Sağduyulu halkımız biliyor ki, yıllarca iktidarın nimetlerini kullananlar, bir süre uzak kalınca ve bu süre uzadıkça o nimetlere sahip olmak için değil mukaddes değerler her türlü milli değer ve menfaatleri hiçe sayacaklar, Machievelli’nin de dediği gibi her türlü kurum ve kuruluşu, siyasal her aracı kendi menfaatine kullanacak, hatta yetmeyince gaflet ve delalet içinde dış güçlerle bile ittifak halinde nimetleri ele geçirmeye çalışacaklardır. Onlar bu uğurda durmadan çalışırken, “su uyur düşman uyumaz” misali, halkımız daha da artan oranda sağduyu sahibi olacaktır. Halkımız kavga gürültü olmadan, milli menfaatlerimiz, ülke huzurumuz ve güvenimiz neyi gerektiriyorsa o doğrultuda hareket edecektir. Çünkü bilgi artık her yerde. Sadece gazete ve TV lerden ibaret değil, internet ortamında, uydu ortamında.

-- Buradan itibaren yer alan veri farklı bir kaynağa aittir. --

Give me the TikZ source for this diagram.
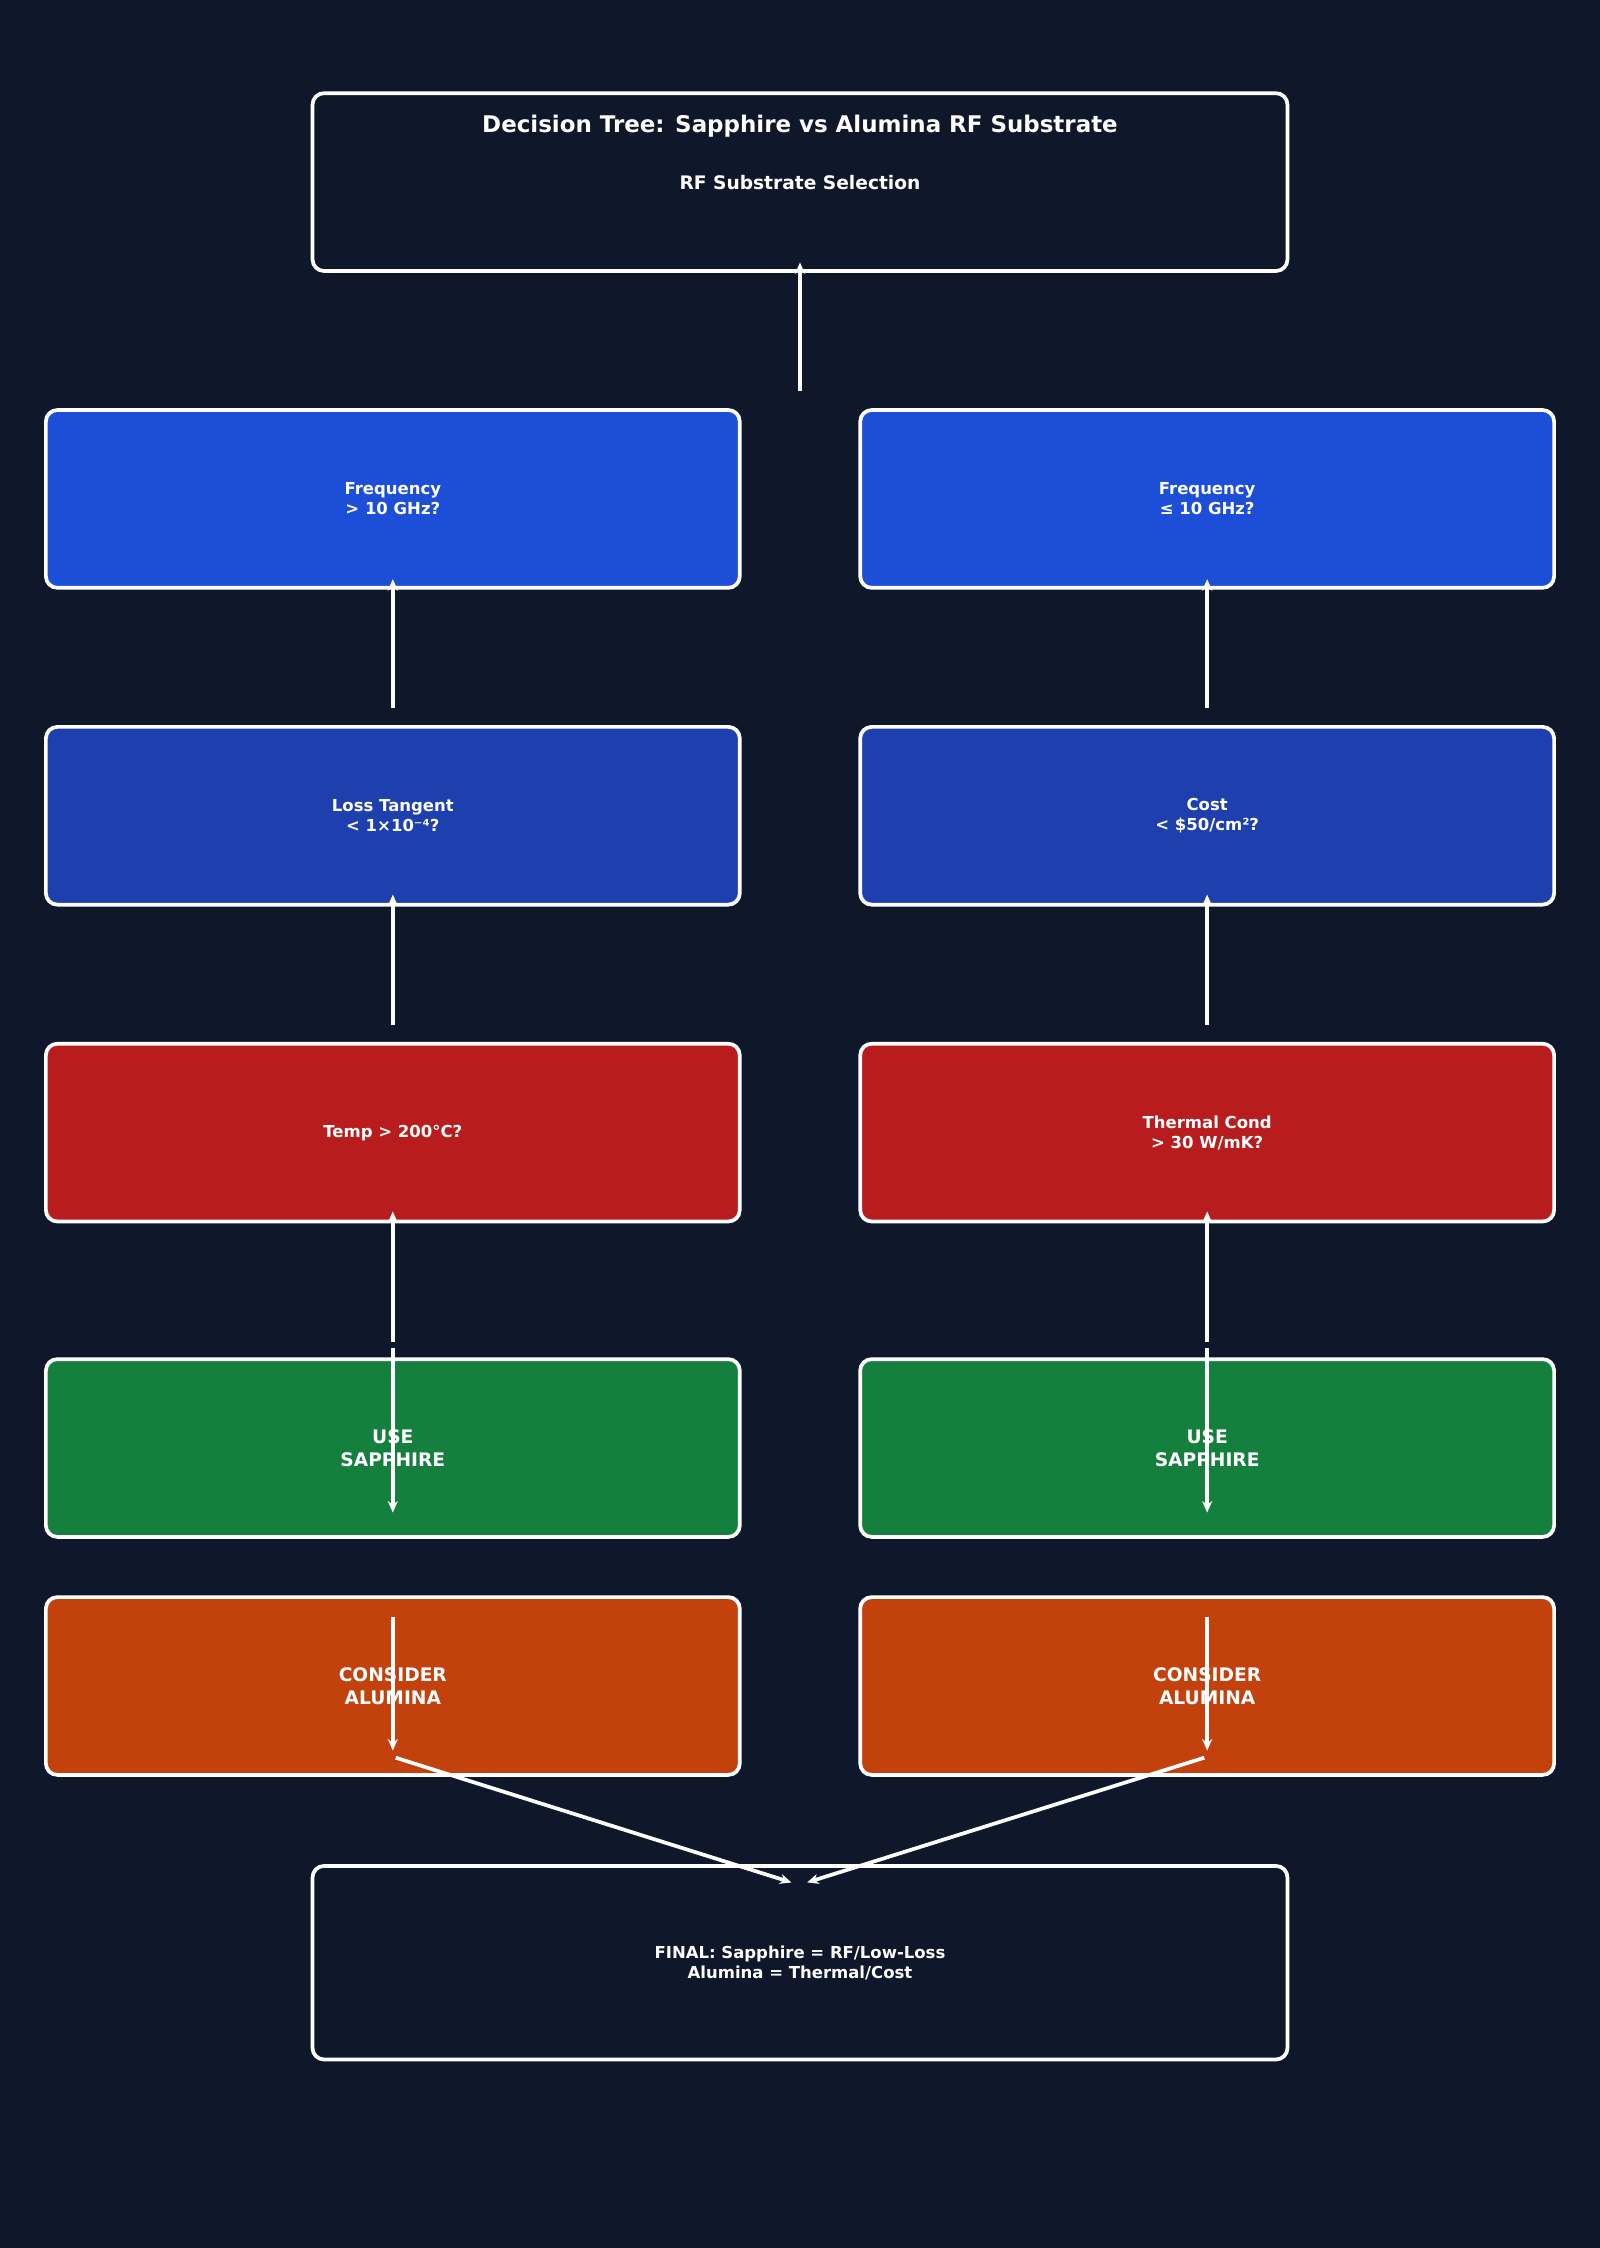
\documentclass[tikz,border=0pt]{standalone}
\usepackage{fontspec}
\setmainfont{DejaVu Sans}
\usetikzlibrary{arrows.meta}
\definecolor{bg}{HTML}{0F172A}
\definecolor{cblue}{HTML}{1D4ED8}
\definecolor{cdblue}{HTML}{1E40AF}
\definecolor{cred}{HTML}{B91C1C}
\definecolor{cgreen}{HTML}{15803D}
\definecolor{corange}{HTML}{C2410C}
\begin{document}
\begin{tikzpicture}[x=1pt,y=-1pt,
  box/.style={draw=white,line width=2.6pt,rounded corners=8pt,text=white,align=center,font=\bfseries\fontsize{11.5}{14}\selectfont},
  bigt/.style={font=\bfseries\fontsize{13}{16}\selectfont},
  arr/.style={draw=white,line width=2.6pt,-{Stealth[length=8pt,width=7pt]}}]
\fill[bg] (0,0) rectangle (1116,1568);
\useasboundingbox (0,0) rectangle (1116,1568);
\node[box,minimum width=680,minimum height=124,fill=bg] (title) at (558,127) {};
\node[text=white,font=\bfseries\fontsize{16}{19}\selectfont] (t1) at (558,88) {Decision Tree: Sapphire vs Alumina RF Substrate};
\node[text=white,font=\bfseries\fontsize{13}{16}\selectfont] (t2) at (558,127) {RF Substrate Selection};
\foreach \n/\x in {L/274,R/842}{
}
\node[box,minimum width=484,minimum height=124,fill=cblue] (a1) at (274,348) {Frequency\\> 10 GHz?};
\node[box,minimum width=484,minimum height=124,fill=cblue] (b1) at (842,348) {Frequency\\≤ 10 GHz?};
\node[box,minimum width=484,minimum height=124,fill=cdblue] (a2) at (274,569) {Loss Tangent\\< 1×10⁻⁴?};
\node[box,minimum width=484,minimum height=124,fill=cdblue] (b2) at (842,569) {Cost\\< \$50/cm²?};
\node[box,minimum width=484,minimum height=124,fill=cred] (a3) at (274,790) {Temp > 200°C?};
\node[box,minimum width=484,minimum height=124,fill=cred] (b3) at (842,790) {Thermal Cond\\> 30 W/mK?};
\node[box,bigt,minimum width=484,minimum height=124,fill=cgreen] (a4) at (274,1010) {USE\\SAPPHIRE};
\node[box,bigt,minimum width=484,minimum height=124,fill=cgreen] (b4) at (842,1010) {USE\\SAPPHIRE};
\node[box,bigt,minimum width=484,minimum height=124,fill=corange] (a5) at (274,1176) {CONSIDER\\ALUMINA};
\node[box,bigt,minimum width=484,minimum height=124,fill=corange] (b5) at (842,1176) {CONSIDER\\ALUMINA};
\node[box,minimum width=680,minimum height=135,fill=bg] (fin) at (558,1369) {FINAL: Sapphire = RF/Low-Loss\\Alumina = Thermal/Cost};
\coordinate (s0) at (558,273); \coordinate (e0) at (558,183);
\draw[arr] (s0) -- (e0);
\foreach \c/\x in {a/274,b/842}{
  \coordinate (\c s1) at (\x,494); \coordinate (\c e1) at (\x,404);
  \coordinate (\c s2) at (\x,715); \coordinate (\c e2) at (\x,624);
  \coordinate (\c s3) at (\x,936); \coordinate (\c e3) at (\x,845);
  \coordinate (\c s4) at (\x,940); \coordinate (\c e4) at (\x,1055);
  \coordinate (\c s5) at (\x,1128); \coordinate (\c e5) at (\x,1221);
  \draw[arr] (\c s1) -- (\c e1);
  \draw[arr] (\c s2) -- (\c e2);
  \draw[arr] (\c s3) -- (\c e3);
  \draw[arr] (\c s4) -- (\c e4);
  \draw[arr] (\c s5) -- (\c e5);
}
\coordinate (as6) at (276,1226); \coordinate (ae6) at (552,1313);
\coordinate (bs6) at (840,1226); \coordinate (be6) at (563,1313);
\draw[arr] (as6) -- (ae6);
\draw[arr] (bs6) -- (be6);
\end{tikzpicture}
\end{document}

Bu nedenle sağduyu sahibi Çubuk için sağduyulu Millet Vekilleri Adayı bulmamız gerekir. Aday olanlardan en büyük beklentimiz başta ÇUBUK olmak üzere milli eğitim ve sağlık sorunlarımız başta olmak üzere milli sorunlarımıza çözüm olmaları, bu uğurda gayret etmelidirler. Aday olanlar da sağduyu sahibi olarak davranmalı ve ona göre siyasi kara vermelidirler. Hülle siyasi evliliklerle, ayrılıkçıların tavırlarından yıllarca ders almış bulunan bir halk kitlesi var artık. Babadan oğla geçen kara cahilce siyasi davranış, kemikleşmiş siyasi kimlikler sadece siyasilerde var, halkımızda yok artık. Yaşadığımız günler elbette sağduyu içinde geçirilerek huzurlu günlere gelinecektir. Düşmanlarımız, içerde ve dışarıda her kim olursa bilmelerini istiyoruz ki çoğunlukla sağduyulu hareket ediyoruz, ve seçimlerde de hep evlatlarımızın, ailelerimizin, ülkemizin ve halkımızın menfaatine sağduyulu hareket edeceğiz.